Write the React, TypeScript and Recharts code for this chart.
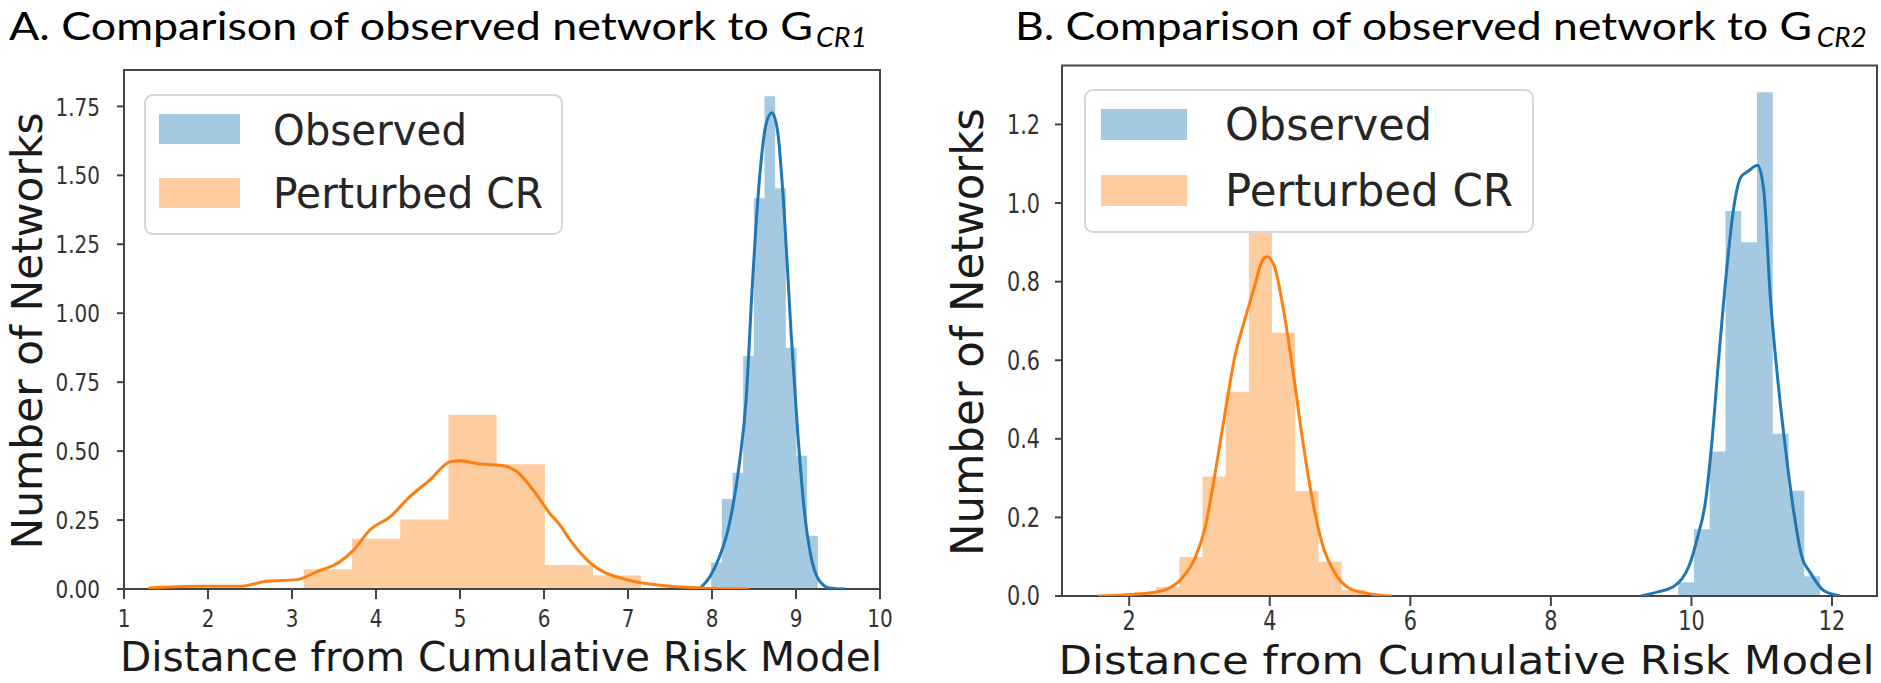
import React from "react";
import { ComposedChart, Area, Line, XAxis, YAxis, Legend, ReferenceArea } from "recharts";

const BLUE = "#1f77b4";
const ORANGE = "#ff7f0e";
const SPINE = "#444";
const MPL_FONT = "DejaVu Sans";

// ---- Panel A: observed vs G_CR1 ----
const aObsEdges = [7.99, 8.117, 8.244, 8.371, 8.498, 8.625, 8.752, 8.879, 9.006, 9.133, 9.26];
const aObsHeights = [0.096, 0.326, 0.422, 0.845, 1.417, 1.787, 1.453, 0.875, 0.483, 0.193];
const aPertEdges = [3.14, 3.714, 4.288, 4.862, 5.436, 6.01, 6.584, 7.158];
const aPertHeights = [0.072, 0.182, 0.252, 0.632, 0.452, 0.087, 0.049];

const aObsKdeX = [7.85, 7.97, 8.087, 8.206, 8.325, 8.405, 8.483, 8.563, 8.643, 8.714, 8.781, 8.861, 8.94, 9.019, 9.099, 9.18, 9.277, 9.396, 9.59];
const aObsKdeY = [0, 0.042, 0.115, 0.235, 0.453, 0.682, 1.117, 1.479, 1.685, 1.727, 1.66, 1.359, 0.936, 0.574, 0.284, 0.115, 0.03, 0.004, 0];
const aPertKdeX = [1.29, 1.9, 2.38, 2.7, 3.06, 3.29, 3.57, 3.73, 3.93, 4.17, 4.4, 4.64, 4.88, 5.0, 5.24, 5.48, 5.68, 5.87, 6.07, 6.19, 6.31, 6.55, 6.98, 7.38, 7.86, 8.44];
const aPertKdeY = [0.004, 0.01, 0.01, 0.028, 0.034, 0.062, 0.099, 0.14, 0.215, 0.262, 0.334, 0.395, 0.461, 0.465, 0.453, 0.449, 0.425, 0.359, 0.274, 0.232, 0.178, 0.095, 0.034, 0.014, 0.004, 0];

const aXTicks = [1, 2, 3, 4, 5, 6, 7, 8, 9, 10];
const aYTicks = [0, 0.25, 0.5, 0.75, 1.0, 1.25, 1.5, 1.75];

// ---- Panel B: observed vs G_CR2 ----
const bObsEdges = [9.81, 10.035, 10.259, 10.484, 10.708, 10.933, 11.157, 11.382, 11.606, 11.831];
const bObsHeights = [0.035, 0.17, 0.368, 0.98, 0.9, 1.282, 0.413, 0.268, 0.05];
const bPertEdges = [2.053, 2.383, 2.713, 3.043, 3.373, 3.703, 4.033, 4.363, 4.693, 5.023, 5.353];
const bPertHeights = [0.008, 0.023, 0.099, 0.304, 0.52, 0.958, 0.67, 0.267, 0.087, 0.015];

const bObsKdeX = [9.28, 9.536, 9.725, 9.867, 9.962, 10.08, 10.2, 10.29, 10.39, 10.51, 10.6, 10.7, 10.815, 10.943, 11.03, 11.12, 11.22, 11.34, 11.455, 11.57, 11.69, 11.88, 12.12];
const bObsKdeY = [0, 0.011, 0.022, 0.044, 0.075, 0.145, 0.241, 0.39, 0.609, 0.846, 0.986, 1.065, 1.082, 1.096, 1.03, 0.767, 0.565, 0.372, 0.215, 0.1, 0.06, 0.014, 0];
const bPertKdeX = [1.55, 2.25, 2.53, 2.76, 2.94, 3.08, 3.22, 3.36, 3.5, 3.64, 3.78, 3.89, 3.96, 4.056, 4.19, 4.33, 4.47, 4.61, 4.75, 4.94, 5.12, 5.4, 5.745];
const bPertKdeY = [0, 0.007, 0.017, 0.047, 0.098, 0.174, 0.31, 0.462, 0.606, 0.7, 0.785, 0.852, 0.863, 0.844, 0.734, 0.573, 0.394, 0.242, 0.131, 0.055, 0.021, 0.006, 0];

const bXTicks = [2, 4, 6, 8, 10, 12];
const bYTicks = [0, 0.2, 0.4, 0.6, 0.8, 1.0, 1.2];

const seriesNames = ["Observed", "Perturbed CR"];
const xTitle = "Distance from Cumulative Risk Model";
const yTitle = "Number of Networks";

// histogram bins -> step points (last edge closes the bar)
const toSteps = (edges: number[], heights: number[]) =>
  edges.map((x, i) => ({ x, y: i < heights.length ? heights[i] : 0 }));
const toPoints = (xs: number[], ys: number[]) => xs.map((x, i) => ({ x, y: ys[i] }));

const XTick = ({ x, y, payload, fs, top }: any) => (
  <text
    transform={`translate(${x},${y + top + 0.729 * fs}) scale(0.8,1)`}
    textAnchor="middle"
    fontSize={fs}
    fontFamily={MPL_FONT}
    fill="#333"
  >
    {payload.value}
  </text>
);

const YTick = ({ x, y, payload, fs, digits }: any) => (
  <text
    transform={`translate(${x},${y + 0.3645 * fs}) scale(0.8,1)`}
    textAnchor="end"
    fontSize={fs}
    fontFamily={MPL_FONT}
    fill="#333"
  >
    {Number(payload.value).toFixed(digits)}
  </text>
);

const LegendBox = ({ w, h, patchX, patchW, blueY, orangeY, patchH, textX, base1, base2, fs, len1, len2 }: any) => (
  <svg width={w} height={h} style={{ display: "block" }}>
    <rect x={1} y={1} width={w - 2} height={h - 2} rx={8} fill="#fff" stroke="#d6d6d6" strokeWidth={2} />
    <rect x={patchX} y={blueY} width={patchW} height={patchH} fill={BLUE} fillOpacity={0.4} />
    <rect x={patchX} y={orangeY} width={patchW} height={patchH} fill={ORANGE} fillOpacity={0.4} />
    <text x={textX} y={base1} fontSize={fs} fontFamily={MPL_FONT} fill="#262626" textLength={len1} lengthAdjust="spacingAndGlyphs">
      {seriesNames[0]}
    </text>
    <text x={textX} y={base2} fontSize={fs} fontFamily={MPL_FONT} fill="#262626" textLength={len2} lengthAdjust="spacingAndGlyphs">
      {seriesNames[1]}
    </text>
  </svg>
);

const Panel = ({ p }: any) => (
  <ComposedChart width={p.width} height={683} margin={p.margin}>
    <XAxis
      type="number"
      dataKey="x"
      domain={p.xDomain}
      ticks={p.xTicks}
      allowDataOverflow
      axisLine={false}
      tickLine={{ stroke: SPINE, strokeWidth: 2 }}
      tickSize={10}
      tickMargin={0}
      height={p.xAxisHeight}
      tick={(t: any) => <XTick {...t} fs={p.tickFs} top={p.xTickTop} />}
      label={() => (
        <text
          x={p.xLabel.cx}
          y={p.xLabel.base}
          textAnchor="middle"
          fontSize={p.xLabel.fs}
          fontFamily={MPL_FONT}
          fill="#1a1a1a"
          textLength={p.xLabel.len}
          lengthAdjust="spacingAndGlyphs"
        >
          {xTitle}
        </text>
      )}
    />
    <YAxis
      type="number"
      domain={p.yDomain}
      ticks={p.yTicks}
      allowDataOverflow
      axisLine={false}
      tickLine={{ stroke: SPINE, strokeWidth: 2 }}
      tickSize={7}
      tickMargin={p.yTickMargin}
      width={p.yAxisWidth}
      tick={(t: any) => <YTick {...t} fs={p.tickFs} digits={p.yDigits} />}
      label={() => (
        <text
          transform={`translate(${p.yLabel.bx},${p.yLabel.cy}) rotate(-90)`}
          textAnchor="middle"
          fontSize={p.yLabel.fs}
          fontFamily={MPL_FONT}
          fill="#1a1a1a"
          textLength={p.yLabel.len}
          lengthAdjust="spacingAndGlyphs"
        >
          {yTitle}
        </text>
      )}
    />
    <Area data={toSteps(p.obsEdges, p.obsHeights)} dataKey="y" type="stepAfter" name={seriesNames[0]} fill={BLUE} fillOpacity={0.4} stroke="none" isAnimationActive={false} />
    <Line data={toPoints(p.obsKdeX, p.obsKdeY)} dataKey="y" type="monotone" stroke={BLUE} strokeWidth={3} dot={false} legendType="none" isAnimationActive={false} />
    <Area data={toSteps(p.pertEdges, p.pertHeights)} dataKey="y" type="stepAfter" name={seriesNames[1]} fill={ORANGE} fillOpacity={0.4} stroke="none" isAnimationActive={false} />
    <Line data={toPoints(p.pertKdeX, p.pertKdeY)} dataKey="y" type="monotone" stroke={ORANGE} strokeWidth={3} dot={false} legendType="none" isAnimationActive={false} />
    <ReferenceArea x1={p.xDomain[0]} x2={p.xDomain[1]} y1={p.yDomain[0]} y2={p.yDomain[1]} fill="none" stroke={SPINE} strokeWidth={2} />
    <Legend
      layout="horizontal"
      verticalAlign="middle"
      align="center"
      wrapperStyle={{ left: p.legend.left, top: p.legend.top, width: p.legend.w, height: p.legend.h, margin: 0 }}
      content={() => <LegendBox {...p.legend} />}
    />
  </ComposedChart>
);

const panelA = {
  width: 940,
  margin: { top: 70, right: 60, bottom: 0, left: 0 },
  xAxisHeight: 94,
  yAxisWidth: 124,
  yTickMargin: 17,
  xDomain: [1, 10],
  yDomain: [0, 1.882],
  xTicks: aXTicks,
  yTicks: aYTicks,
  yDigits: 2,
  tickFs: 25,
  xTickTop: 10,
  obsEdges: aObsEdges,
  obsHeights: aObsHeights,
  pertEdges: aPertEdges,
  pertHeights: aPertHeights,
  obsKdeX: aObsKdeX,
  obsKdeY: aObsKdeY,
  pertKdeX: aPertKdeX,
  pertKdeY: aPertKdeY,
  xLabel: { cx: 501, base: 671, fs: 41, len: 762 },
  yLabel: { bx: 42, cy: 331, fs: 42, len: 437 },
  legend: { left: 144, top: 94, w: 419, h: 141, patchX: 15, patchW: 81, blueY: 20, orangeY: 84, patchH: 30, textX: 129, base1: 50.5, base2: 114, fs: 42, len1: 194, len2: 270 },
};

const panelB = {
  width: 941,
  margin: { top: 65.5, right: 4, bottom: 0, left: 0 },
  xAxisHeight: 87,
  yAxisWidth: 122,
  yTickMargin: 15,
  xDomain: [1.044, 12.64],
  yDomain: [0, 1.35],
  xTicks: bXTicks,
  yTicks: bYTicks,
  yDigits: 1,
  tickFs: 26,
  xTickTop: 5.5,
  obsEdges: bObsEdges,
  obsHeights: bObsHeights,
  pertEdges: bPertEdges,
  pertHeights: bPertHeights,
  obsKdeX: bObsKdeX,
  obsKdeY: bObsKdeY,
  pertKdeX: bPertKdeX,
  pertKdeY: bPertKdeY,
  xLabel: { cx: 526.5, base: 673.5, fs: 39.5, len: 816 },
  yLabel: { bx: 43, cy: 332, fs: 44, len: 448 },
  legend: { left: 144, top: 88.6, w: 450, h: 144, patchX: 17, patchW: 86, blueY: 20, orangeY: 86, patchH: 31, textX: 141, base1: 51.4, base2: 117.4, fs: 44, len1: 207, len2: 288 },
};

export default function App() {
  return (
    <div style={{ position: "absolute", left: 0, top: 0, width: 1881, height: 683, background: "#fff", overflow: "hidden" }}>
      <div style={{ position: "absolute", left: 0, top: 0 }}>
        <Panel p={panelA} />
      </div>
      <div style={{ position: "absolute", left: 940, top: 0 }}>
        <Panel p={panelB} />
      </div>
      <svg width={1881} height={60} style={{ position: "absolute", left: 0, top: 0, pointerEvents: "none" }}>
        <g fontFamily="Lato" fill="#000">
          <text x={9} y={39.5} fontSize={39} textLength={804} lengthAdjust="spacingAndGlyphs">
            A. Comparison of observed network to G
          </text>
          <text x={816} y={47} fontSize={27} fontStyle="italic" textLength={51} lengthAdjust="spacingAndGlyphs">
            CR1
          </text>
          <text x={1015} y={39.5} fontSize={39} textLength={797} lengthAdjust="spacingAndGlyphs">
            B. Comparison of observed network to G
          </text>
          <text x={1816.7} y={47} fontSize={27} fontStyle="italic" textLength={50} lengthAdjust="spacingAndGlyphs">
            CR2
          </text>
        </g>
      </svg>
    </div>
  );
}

_OBJECTIVE:_ From the first line above through the line containing "0.452, 0.087, 0.049];", copy everything exactly, without the pictures.

_RESPONSE TO THIS TASK:_
Write the React, TypeScript and Recharts code for this chart.
import React from "react";
import { ComposedChart, Area, Line, XAxis, YAxis, Legend, ReferenceArea } from "recharts";

const BLUE = "#1f77b4";
const ORANGE = "#ff7f0e";
const SPINE = "#444";
const MPL_FONT = "DejaVu Sans";

// ---- Panel A: observed vs G_CR1 ----
const aObsEdges = [7.99, 8.117, 8.244, 8.371, 8.498, 8.625, 8.752, 8.879, 9.006, 9.133, 9.26];
const aObsHeights = [0.096, 0.326, 0.422, 0.845, 1.417, 1.787, 1.453, 0.875, 0.483, 0.193];
const aPertEdges = [3.14, 3.714, 4.288, 4.862, 5.436, 6.01, 6.584, 7.158];
const aPertHeights = [0.072, 0.182, 0.252, 0.632, 0.452, 0.087, 0.049];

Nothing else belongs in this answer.